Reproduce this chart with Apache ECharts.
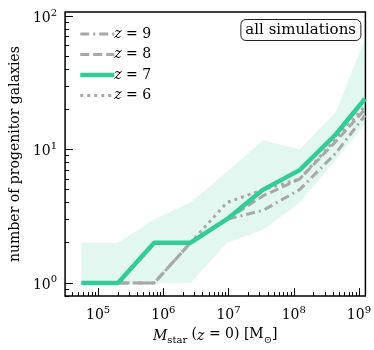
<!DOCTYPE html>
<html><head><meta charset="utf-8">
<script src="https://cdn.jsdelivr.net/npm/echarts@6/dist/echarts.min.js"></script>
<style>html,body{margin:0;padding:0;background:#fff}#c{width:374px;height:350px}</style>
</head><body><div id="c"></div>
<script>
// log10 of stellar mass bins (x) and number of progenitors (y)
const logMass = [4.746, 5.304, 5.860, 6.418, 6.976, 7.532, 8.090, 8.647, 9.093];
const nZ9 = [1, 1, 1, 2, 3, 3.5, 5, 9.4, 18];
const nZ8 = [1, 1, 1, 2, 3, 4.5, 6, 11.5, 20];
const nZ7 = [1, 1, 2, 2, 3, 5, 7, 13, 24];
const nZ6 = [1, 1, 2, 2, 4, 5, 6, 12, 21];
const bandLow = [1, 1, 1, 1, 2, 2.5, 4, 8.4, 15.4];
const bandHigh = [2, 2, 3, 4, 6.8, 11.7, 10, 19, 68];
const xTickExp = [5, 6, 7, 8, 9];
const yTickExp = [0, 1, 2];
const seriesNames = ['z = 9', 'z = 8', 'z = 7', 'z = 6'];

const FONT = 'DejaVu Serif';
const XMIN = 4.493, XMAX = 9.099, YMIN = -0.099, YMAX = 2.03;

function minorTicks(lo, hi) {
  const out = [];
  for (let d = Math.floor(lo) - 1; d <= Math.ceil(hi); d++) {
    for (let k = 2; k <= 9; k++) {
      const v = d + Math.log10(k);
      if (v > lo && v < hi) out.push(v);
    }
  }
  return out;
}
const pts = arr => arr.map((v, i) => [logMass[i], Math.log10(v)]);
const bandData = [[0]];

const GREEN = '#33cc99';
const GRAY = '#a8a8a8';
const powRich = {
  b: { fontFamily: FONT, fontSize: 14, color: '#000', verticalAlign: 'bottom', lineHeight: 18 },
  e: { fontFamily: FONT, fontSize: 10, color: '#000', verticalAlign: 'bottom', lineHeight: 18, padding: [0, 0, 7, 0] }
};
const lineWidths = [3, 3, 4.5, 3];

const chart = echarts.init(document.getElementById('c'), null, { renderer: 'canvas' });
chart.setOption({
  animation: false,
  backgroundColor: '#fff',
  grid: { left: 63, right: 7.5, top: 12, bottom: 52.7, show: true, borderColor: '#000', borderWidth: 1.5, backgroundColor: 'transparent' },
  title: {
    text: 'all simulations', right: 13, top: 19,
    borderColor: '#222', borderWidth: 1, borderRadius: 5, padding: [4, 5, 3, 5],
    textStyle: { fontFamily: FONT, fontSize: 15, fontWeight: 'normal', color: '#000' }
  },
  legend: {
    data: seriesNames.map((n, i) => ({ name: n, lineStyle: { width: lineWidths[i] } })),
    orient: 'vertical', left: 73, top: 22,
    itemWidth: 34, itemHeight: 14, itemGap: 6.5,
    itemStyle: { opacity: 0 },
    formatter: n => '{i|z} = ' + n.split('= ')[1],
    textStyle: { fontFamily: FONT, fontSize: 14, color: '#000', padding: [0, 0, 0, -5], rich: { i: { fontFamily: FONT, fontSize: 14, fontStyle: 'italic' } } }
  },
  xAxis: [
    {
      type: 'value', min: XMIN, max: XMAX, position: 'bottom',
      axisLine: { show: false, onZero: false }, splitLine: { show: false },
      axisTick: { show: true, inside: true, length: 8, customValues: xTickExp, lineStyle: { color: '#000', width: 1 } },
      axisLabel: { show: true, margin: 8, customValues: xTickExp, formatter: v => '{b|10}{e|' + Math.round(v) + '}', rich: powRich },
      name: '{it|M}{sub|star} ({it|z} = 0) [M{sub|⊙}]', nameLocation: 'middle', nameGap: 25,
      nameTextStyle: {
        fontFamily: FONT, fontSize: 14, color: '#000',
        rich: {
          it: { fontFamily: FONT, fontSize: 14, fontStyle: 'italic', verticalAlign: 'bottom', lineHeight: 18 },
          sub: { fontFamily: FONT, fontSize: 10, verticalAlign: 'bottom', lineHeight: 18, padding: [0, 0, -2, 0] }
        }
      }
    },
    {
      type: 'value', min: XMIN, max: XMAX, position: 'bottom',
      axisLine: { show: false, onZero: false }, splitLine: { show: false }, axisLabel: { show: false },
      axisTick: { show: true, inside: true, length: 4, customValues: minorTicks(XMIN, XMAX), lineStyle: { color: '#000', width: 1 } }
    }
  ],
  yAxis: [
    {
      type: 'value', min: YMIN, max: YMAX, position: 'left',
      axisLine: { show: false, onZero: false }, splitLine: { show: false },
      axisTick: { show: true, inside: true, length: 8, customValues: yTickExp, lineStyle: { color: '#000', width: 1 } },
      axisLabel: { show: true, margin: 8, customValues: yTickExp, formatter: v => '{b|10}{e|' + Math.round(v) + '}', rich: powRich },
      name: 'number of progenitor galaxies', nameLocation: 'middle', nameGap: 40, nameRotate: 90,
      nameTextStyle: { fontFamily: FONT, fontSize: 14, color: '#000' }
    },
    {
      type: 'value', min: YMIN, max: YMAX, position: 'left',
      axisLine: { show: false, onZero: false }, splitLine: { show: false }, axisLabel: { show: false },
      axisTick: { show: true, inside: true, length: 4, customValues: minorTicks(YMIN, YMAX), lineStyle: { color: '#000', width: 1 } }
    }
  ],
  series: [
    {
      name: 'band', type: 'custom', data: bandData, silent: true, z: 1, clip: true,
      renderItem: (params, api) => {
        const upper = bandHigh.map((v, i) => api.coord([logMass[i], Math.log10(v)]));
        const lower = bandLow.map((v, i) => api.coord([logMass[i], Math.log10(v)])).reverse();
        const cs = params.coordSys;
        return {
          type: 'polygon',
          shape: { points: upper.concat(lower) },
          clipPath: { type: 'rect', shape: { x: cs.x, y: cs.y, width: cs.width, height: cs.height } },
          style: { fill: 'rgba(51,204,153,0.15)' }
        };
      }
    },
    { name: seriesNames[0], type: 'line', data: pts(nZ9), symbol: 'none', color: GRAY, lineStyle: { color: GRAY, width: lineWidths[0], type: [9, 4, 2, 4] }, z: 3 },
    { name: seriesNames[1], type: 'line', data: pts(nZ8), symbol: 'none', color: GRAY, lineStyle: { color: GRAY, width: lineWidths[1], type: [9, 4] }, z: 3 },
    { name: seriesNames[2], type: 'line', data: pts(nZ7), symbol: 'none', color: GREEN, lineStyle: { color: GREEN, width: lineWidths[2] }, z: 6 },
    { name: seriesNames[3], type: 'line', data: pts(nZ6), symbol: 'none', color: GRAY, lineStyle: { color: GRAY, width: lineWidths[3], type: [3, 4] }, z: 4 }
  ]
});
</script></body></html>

=======

--- Problem details ---
Pictures are to be left out; repeat all the remaining data exactly.

--- Solved exercise ---
Reproduce this chart with Apache ECharts.
<!DOCTYPE html>
<html><head><meta charset="utf-8">
<script src="https://cdn.jsdelivr.net/npm/echarts@6/dist/echarts.min.js"></script>
<style>html,body{margin:0;padding:0;background:#fff}#c{width:374px;height:350px}</style>
</head><body><div id="c"></div>
<script>
// log10 of stellar mass bins (x) and number of progenitors (y)
const logMass = [4.746, 5.304, 5.860, 6.418, 6.976, 7.532, 8.090, 8.647, 9.093];
const nZ9 = [1, 1, 1, 2, 3, 3.5, 5, 9.4, 18];
const nZ8 = [1, 1, 1, 2, 3, 4.5, 6, 11.5, 20];
const nZ7 = [1, 1, 2, 2, 3, 5, 7, 13, 24];
const nZ6 = [1, 1, 2, 2, 4, 5, 6, 12, 21];
const bandLow = [1, 1, 1, 1, 2, 2.5, 4, 8.4, 15.4];
const bandHigh = [2, 2, 3, 4, 6.8, 11.7, 10, 19, 68];
const xTickExp = [5, 6, 7, 8, 9];
const yTickExp = [0, 1, 2];
const seriesNames = ['z = 9', 'z = 8', 'z = 7', 'z = 6'];

const FONT = 'DejaVu Serif';
const XMIN = 4.493, XMAX = 9.099, YMIN = -0.099, YMAX = 2.03;

function minorTicks(lo, hi) {
  const out = [];
  for (let d = Math.floor(lo) - 1; d <= Math.ceil(hi); d++) {
    for (let k = 2; k <= 9; k++) {
      const v = d + Math.log10(k);
      if (v > lo && v < hi) out.push(v);
    }
  }
  return out;
}
const pts = arr => arr.map((v, i) => [logMass[i], Math.log10(v)]);
const bandData = [[0]];

const GREEN = '#33cc99';
const GRAY = '#a8a8a8';
const powRich = {
  b: { fontFamily: FONT, fontSize: 14, color: '#000', verticalAlign: 'bottom', lineHeight: 18 },
  e: { fontFamily: FONT, fontSize: 10, color: '#000', verticalAlign: 'bottom', lineHeight: 18, padding: [0, 0, 7, 0] }
};
const lineWidths = [3, 3, 4.5, 3];

const chart = echarts.init(document.getElementById('c'), null, { renderer: 'canvas' });
chart.setOption({
  animation: false,
  backgroundColor: '#fff',
  grid: { left: 63, right: 7.5, top: 12, bottom: 52.7, show: true, borderColor: '#000', borderWidth: 1.5, backgroundColor: 'transparent' },
  title: {
    text: 'all simulations', right: 13, top: 19,
    borderColor: '#222', borderWidth: 1, borderRadius: 5, padding: [4, 5, 3, 5],
    textStyle: { fontFamily: FONT, fontSize: 15, fontWeight: 'normal', color: '#000' }
  },
  legend: {
    data: seriesNames.map((n, i) => ({ name: n, lineStyle: { width: lineWidths[i] } })),
    orient: 'vertical', left: 73, top: 22,
    itemWidth: 34, itemHeight: 14, itemGap: 6.5,
    itemStyle: { opacity: 0 },
    formatter: n => '{i|z} = ' + n.split('= ')[1],
    textStyle: { fontFamily: FONT, fontSize: 14, color: '#000', padding: [0, 0, 0, -5], rich: { i: { fontFamily: FONT, fontSize: 14, fontStyle: 'italic' } } }
  },
  xAxis: [
    {
      type: 'value', min: XMIN, max: XMAX, position: 'bottom',
      axisLine: { show: false, onZero: false }, splitLine: { show: false },
      axisTick: { show: true, inside: true, length: 8, customValues: xTickExp, lineStyle: { color: '#000', width: 1 } },
      axisLabel: { show: true, margin: 8, customValues: xTickExp, formatter: v => '{b|10}{e|' + Math.round(v) + '}', rich: powRich },
      name: '{it|M}{sub|star} ({it|z} = 0) [M{sub|⊙}]', nameLocation: 'middle', nameGap: 25,
      nameTextStyle: {
        fontFamily: FONT, fontSize: 14, color: '#000',
        rich: {
          it: { fontFamily: FONT, fontSize: 14, fontStyle: 'italic', verticalAlign: 'bottom', lineHeight: 18 },
          sub: { fontFamily: FONT, fontSize: 10, verticalAlign: 'bottom', lineHeight: 18, padding: [0, 0, -2, 0] }
        }
      }
    },
    {
      type: 'value', min: XMIN, max: XMAX, position: 'bottom',
      axisLine: { show: false, onZero: false }, splitLine: { show: false }, axisLabel: { show: false },
      axisTick: { show: true, inside: true, length: 4, customValues: minorTicks(XMIN, XMAX), lineStyle: { color: '#000', width: 1 } }
    }
  ],
  yAxis: [
    {
      type: 'value', min: YMIN, max: YMAX, position: 'left',
      axisLine: { show: false, onZero: false }, splitLine: { show: false },
      axisTick: { show: true, inside: true, length: 8, customValues: yTickExp, lineStyle: { color: '#000', width: 1 } },
      axisLabel: { show: true, margin: 8, customValues: yTickExp, formatter: v => '{b|10}{e|' + Math.round(v) + '}', rich: powRich },
      name: 'number of progenitor galaxies', nameLocation: 'middle', nameGap: 40, nameRotate: 90,
      nameTextStyle: { fontFamily: FONT, fontSize: 14, color: '#000' }
    },
    {
      type: 'value', min: YMIN, max: YMAX, position: 'left',
      axisLine: { show: false, onZero: false }, splitLine: { show: false }, axisLabel: { show: false },
      axisTick: { show: true, inside: true, length: 4, customValues: minorTicks(YMIN, YMAX), lineStyle: { color: '#000', width: 1 } }
    }
  ],
  series: [
    {
      name: 'band', type: 'custom', data: bandData, silent: true, z: 1, clip: true,
      renderItem: (params, api) => {
        const upper = bandHigh.map((v, i) => api.coord([logMass[i], Math.log10(v)]));
        const lower = bandLow.map((v, i) => api.coord([logMass[i], Math.log10(v)])).reverse();
        const cs = params.coordSys;
        return {
          type: 'polygon',
          shape: { points: upper.concat(lower) },
          clipPath: { type: 'rect', shape: { x: cs.x, y: cs.y, width: cs.width, height: cs.height } },
          style: { fill: 'rgba(51,204,153,0.15)' }
        };
      }
    },
    { name: seriesNames[0], type: 'line', data: pts(nZ9), symbol: 'none', color: GRAY, lineStyle: { color: GRAY, width: lineWidths[0], type: [9, 4, 2, 4] }, z: 3 },
    { name: seriesNames[1], type: 'line', data: pts(nZ8), symbol: 'none', color: GRAY, lineStyle: { color: GRAY, width: lineWidths[1], type: [9, 4] }, z: 3 },
    { name: seriesNames[2], type: 'line', data: pts(nZ7), symbol: 'none', color: GREEN, lineStyle: { color: GREEN, width: lineWidths[2] }, z: 6 },
    { name: seriesNames[3], type: 'line', data: pts(nZ6), symbol: 'none', color: GRAY, lineStyle: { color: GRAY, width: lineWidths[3], type: [3, 4] }, z: 4 }
  ]
});
</script></body></html>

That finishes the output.